A GenAI-Driven Zero-Trust Cybersecurity Mesh for Real-Time Fraud Detection in Digital Payment Networks

Abstract

The rapid expansion of digital payment ecosystems has significantly increased the complexity and scale of financial fraud. Traditional centralized fraud detection engines struggle to provide real-time, context-aware risk assessment across distributed and API-driven infrastructures. Recent advances in Zero-Trust Architecture (ZTA) and cybersecurity mesh frameworks provide structural resilience yet lack adaptive contextual reasoning. This paper proposes a GenAI-Driven Zero-Trust Cybersecurity Mesh (GZTCM) designed for real-time fraud detection in high-throughput payment networks. The proposed architecture integrates distributed risk enforcement nodes with a generative AI–augmented contextual anomaly reasoning engine.

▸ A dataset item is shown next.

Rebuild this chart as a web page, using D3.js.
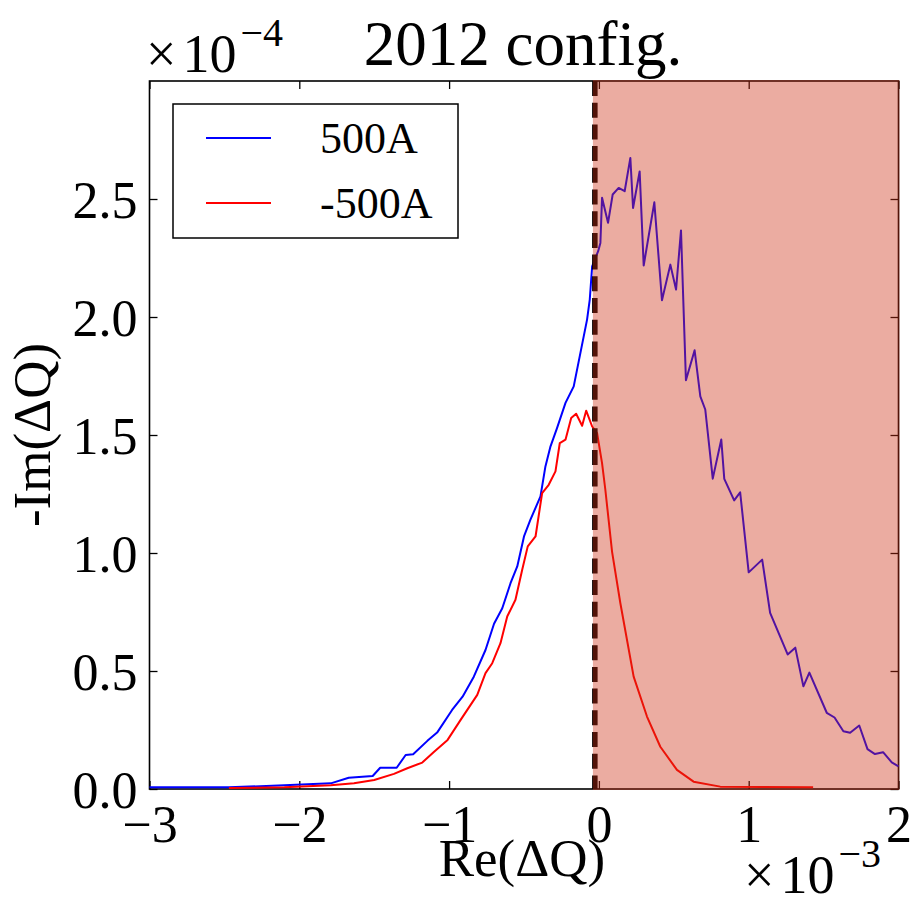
<!DOCTYPE html>
<html>
<head>
  <title>2012 config.</title>
  <script src="https://d3js.org/d3.v7.min.js"></script>
  <style>
    body { margin: 0; background: #fff; }
    text { font-family: "Liberation Serif", "DejaVu Serif", serif; fill: #000; }
    .axis path { display: none; }
    .axis line { stroke: #000; stroke-width: 1.3; }
  </style>
</head>
<body>
  <svg id="chart" width="910" height="899"></svg>

  <script>
    // series names and values (Re in 1e-3, -Im in 1e-4)
    const seriesNames = ["500A", "-500A"];
    const seriesColors = ["#0000ff", "#ff0000"];

    const blueRe = [-3.0, -2.47, -2.10, -1.79, -1.67, -1.51, -1.46, -1.35, -1.29, -1.24, -1.145, -1.08, -0.98, -0.91,
      -0.835, -0.757, -0.70, -0.645, -0.59, -0.545, -0.50, -0.457, -0.39, -0.357, -0.323, -0.279, -0.223, -0.168,
      -0.079, -0.061, -0.045, -0.005, 0.01, 0.021, 0.061, 0.092, 0.132, 0.172, 0.21, 0.228, 0.272, 0.299, 0.37,
      0.421, 0.477, 0.515, 0.548, 0.581, 0.639, 0.677, 0.71, 0.76, 0.817, 0.837, 0.903, 0.943, 1.0, 1.09, 1.143,
      1.26, 1.311, 1.365, 1.405, 1.521, 1.573, 1.632, 1.677, 1.738, 1.793, 1.843, 1.897, 1.955, 2.0];
    const blueIm = [0.007, 0.007, 0.016, 0.024, 0.048, 0.055, 0.090, 0.090, 0.144, 0.147, 0.204, 0.239, 0.335, 0.391,
      0.476, 0.589, 0.700, 0.766, 0.872, 0.943, 1.07, 1.141, 1.24, 1.367, 1.452, 1.530, 1.636, 1.706,
      1.989, 2.074, 2.215, 2.279, 2.314, 2.505, 2.399, 2.519, 2.547, 2.533, 2.674, 2.462, 2.617, 2.218, 2.486,
      2.071, 2.222, 2.116, 2.367, 1.732, 1.859, 1.664, 1.608, 1.315, 1.481, 1.314, 1.223, 1.257, 0.918, 0.972, 0.746,
      0.570, 0.599, 0.435, 0.493, 0.323, 0.303, 0.245, 0.238, 0.269, 0.169, 0.148, 0.156, 0.113, 0.096];

    const redRe = [-2.47, -2.10, -1.79, -1.635, -1.50, -1.368, -1.279, -1.179, -1.10, -1.01, -0.923, -0.812, -0.757,
      -0.712, -0.657, -0.612, -0.557, -0.512, -0.475, -0.423, -0.379, -0.335, -0.29, -0.261, -0.223, -0.185, -0.152,
      -0.112, -0.085, -0.045, -0.012, 0.021, 0.043, 0.088, 0.143, 0.232, 0.321, 0.41, 0.521, 0.632, 0.81, 1.43];
    const redIm = [0.004, 0.007, 0.016, 0.024, 0.038, 0.064, 0.088, 0.112, 0.158, 0.208, 0.293, 0.399, 0.491,
      0.533, 0.618, 0.731, 0.802, 0.929, 1.028, 1.070, 1.254, 1.289, 1.346, 1.466, 1.480, 1.572, 1.590,
      1.539, 1.603, 1.536, 1.508, 1.381, 1.268, 1.005, 0.788, 0.476, 0.307, 0.179, 0.081, 0.031, 0.010, 0.007];

    const xTicks = [-3, -2, -1, 0, 1, 2];
    const yTicks = [0, 0.5, 1.0, 1.5, 2.0, 2.5];

    // unstable region marker
    const vlineRe = -0.027;
    const spanStart = -0.04;
    const spanEnd = 2;

    const svg = d3.select("#chart");
    const plotLeft = 149.5, plotRight = 898.5, plotTop = 81, plotBottom = 789;

    const x = d3.scaleLinear().domain([-3, 2]).range([plotLeft, plotRight]);
    const y = d3.scaleLinear().domain([0, 3]).range([plotBottom, plotTop]);

    // axes with inward ticks
    svg.append("g").attr("class", "axis")
      .attr("transform", `translate(0,${plotBottom})`)
      .call(d3.axisBottom(x).tickValues(xTicks).tickSizeInner(-8).tickSizeOuter(0).tickPadding(14).tickFormat(d3.format("")))
      .selectAll("text").style("font-size", "52px").attr("dy", "0.75em");

    svg.append("g").attr("class", "axis")
      .attr("transform", `translate(0,${plotTop})`)
      .call(d3.axisTop(x).tickValues(xTicks).tickSizeInner(-8).tickSizeOuter(0).tickFormat(""));

    svg.append("g").attr("class", "axis")
      .attr("transform", `translate(${plotLeft},0)`)
      .call(d3.axisLeft(y).tickValues(yTicks).tickSizeInner(-8).tickSizeOuter(0).tickPadding(12).tickFormat(d3.format(".1f")))
      .selectAll("text").style("font-size", "52px").attr("dy", "0.35em");

    svg.append("g").attr("class", "axis")
      .attr("transform", `translate(${plotRight},0)`)
      .call(d3.axisRight(y).tickValues(yTicks).tickSizeInner(-8).tickSizeOuter(0).tickFormat(""));

    svg.append("rect")
      .attr("x", plotLeft).attr("y", plotTop)
      .attr("width", plotRight - plotLeft).attr("height", plotBottom - plotTop)
      .attr("fill", "none").attr("stroke", "#000").attr("stroke-width", 1.6);

    // lines
    const line = d3.line().x(d => x(d[0])).y(d => y(d[1]));
    const series = [
      d3.zip(blueRe, blueIm),
      d3.zip(redRe, redIm)
    ];
    series.forEach((s, i) => {
      svg.append("path")
        .datum(s)
        .attr("d", line)
        .attr("fill", "none")
        .attr("stroke", seriesColors[i])
        .attr("stroke-width", 2)
        .attr("stroke-linejoin", "round");
    });

    // dashed vertical line
    svg.append("line")
      .attr("x1", x(vlineRe)).attr("x2", x(vlineRe))
      .attr("y1", plotTop).attr("y2", plotBottom)
      .attr("stroke", "#000").attr("stroke-width", 5.5)
      .attr("stroke-dasharray", "15,6.7");

    // shaded span on top
    svg.append("rect")
      .attr("x", x(spanStart)).attr("y", plotTop - 1)
      .attr("width", x(spanEnd) - x(spanStart) + 1).attr("height", plotBottom - plotTop + 2)
      .attr("fill", "#cd2f14").attr("fill-opacity", 0.4);

    // legend
    const legend = svg.append("g");
    legend.append("rect")
      .attr("x", 173).attr("y", 104).attr("width", 285).attr("height", 134)
      .attr("fill", "#fff").attr("stroke", "#000").attr("stroke-width", 1.5);
    seriesNames.forEach((name, i) => {
      const ly = 138 + i * 65;
      legend.append("line")
        .attr("x1", 206).attr("x2", 271).attr("y1", ly).attr("y2", ly)
        .attr("stroke", seriesColors[i]).attr("stroke-width", 1.8);
      legend.append("text")
        .attr("x", 320).attr("y", ly + 15)
        .style("font-size", "44px")
        .text(name);
    });

    // title and labels
    svg.append("text")
      .attr("x", 523).attr("y", 65)
      .attr("text-anchor", "middle")
      .style("font-size", "63px")
      .text("2012 config.");

    svg.append("text")
      .attr("x", 522).attr("y", 876)
      .attr("text-anchor", "middle")
      .style("font-size", "53px")
      .text("Re(ΔQ)");

    svg.append("text")
      .attr("transform", `translate(50,${(plotTop + plotBottom) / 2}) rotate(-90)`)
      .attr("text-anchor", "middle")
      .style("font-size", "53px")
      .text("-Im(ΔQ)");

    // offset texts
    function offsetText(px, py, expo) {
      const t = svg.append("text").attr("x", px).attr("y", py).style("font-size", "54px");
      t.append("tspan").text("×");
      t.append("tspan").attr("dx", 6).text("10");
      t.append("tspan").attr("dx", 4).attr("dy", -26).style("font-size", "40px").text(expo);
    }
    offsetText(146, 72, "−4");
    offsetText(744, 893, "−3");
  </script>
</body>
</html>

A formal threat model is developed to quantify trust validation and probabilistic fraud scoring. The system is evaluated using a synthetic payment dataset reflecting realistic transaction distributions and adversarial patterns. Experimental results demonstrate improvements of 8.4% in F1-score and 21% reduction in false positives compared to conventional gradient boosting baselines, while maintaining sub-120ms inference latency. The findings indicate that embedding generative contextual reasoning within a zero-trust distributed mesh enhances both detection robustness and operational scalability. The proposed framework contributes computationally grounded architecture and empirical validation suitable for next-generation digital payment infrastructures.